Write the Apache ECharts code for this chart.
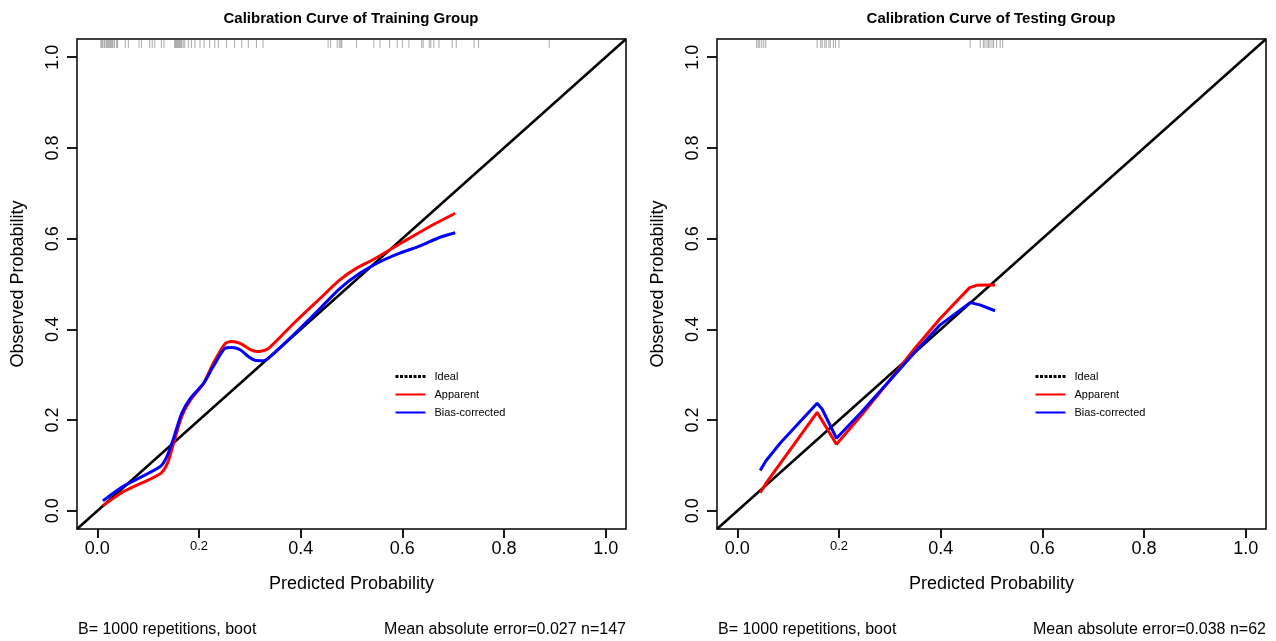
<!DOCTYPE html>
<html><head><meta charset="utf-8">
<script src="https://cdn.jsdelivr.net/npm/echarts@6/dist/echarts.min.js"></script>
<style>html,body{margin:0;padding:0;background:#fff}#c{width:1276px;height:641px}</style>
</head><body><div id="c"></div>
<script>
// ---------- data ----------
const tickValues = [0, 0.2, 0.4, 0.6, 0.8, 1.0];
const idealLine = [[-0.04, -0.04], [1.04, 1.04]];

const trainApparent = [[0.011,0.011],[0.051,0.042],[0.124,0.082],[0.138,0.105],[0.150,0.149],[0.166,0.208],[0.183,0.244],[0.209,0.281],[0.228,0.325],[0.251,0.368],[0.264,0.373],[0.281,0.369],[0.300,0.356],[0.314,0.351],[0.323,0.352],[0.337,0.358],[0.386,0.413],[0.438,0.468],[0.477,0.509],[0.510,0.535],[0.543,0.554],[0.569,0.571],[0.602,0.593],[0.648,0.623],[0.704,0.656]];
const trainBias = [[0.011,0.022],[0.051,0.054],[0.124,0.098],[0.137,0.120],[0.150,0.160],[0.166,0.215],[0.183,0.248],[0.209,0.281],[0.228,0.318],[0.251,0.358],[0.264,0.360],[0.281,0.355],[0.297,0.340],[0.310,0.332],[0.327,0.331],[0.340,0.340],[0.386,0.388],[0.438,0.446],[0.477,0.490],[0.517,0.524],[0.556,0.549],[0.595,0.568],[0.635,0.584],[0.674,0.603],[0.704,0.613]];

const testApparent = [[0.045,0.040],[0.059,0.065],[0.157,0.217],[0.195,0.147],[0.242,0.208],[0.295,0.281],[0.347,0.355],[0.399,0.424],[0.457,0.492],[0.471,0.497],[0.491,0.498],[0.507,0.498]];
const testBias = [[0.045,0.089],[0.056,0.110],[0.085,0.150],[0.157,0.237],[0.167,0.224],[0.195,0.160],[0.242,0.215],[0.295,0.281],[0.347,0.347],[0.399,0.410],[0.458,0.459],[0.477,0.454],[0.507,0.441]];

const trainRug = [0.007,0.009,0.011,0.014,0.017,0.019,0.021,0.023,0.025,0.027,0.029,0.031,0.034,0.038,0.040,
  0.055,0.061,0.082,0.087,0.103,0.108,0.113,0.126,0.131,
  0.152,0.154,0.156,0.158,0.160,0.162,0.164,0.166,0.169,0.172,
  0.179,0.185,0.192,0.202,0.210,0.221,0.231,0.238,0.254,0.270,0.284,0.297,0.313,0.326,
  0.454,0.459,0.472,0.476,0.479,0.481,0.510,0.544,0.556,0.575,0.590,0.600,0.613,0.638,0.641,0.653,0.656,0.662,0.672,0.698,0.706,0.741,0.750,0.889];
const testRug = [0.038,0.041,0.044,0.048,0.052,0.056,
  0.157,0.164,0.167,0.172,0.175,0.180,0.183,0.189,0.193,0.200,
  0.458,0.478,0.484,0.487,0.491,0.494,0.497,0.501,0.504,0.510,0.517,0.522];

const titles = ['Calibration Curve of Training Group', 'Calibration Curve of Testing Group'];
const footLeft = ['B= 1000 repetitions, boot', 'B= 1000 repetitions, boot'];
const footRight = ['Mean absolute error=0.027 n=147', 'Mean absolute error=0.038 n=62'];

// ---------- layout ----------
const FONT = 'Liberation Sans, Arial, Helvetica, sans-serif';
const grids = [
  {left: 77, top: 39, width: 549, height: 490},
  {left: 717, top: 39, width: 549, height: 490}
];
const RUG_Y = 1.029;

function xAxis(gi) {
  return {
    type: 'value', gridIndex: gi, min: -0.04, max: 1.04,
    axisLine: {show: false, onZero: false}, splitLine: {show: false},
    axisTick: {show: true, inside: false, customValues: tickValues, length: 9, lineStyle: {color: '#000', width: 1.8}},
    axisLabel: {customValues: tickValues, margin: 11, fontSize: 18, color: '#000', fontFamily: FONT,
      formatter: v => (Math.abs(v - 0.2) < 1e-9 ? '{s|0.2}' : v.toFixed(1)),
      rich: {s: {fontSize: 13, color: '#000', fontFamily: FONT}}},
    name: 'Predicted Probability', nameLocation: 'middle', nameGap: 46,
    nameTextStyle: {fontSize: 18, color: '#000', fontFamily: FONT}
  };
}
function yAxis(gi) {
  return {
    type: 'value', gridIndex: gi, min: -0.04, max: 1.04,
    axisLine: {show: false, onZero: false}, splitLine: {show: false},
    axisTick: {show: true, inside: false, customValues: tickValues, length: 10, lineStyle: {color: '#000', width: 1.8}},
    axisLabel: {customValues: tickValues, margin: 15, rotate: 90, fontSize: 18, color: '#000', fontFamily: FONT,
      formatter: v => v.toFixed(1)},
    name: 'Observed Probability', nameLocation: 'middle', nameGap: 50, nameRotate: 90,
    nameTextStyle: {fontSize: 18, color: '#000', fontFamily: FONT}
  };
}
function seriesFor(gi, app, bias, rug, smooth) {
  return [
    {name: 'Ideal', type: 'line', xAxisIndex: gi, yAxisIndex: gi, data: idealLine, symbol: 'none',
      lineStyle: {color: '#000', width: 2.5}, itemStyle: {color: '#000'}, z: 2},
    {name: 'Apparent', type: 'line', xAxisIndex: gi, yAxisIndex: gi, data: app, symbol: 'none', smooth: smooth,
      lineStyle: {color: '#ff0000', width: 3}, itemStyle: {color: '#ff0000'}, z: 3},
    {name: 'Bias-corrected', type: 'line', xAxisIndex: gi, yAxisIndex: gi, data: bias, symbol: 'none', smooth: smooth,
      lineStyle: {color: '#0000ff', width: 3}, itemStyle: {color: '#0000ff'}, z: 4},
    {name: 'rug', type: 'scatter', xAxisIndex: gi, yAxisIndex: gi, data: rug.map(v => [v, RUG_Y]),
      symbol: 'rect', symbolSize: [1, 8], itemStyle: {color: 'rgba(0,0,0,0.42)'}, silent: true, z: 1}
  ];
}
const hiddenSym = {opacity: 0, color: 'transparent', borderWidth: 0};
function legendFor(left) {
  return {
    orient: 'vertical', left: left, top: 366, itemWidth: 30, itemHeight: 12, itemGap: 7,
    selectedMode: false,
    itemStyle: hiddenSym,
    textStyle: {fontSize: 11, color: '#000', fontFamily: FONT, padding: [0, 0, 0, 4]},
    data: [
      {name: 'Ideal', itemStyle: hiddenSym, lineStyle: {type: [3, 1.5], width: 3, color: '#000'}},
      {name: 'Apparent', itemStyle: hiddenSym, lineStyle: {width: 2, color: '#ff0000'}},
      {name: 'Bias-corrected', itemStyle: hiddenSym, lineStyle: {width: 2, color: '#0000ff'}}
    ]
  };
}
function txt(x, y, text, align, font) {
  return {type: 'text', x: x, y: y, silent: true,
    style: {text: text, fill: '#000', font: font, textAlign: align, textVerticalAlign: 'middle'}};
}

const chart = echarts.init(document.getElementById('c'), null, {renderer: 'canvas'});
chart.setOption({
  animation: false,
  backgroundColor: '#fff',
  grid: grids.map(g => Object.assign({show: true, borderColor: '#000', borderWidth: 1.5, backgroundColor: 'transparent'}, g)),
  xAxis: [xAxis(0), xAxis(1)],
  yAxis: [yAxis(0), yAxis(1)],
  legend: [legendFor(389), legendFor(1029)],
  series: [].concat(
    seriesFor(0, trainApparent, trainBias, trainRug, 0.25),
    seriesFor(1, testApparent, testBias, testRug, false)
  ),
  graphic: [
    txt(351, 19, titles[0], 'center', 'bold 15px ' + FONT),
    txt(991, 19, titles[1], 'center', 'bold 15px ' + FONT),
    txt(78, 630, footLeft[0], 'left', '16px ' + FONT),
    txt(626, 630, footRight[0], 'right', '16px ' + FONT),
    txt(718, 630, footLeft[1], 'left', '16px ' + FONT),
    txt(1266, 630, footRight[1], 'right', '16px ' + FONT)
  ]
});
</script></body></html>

────

** STATED TASK **
Repeat only the lines from the beginning of the material through the line containing "const idealLine = [[-0.04, -0.04], [1.04, 1.04]];", both ends kept, leaving pictures out.

** ANSWER **
Write the Apache ECharts code for this chart.
<!DOCTYPE html>
<html><head><meta charset="utf-8">
<script src="https://cdn.jsdelivr.net/npm/echarts@6/dist/echarts.min.js"></script>
<style>html,body{margin:0;padding:0;background:#fff}#c{width:1276px;height:641px}</style>
</head><body><div id="c"></div>
<script>
// ---------- data ----------
const tickValues = [0, 0.2, 0.4, 0.6, 0.8, 1.0];
const idealLine = [[-0.04, -0.04], [1.04, 1.04]];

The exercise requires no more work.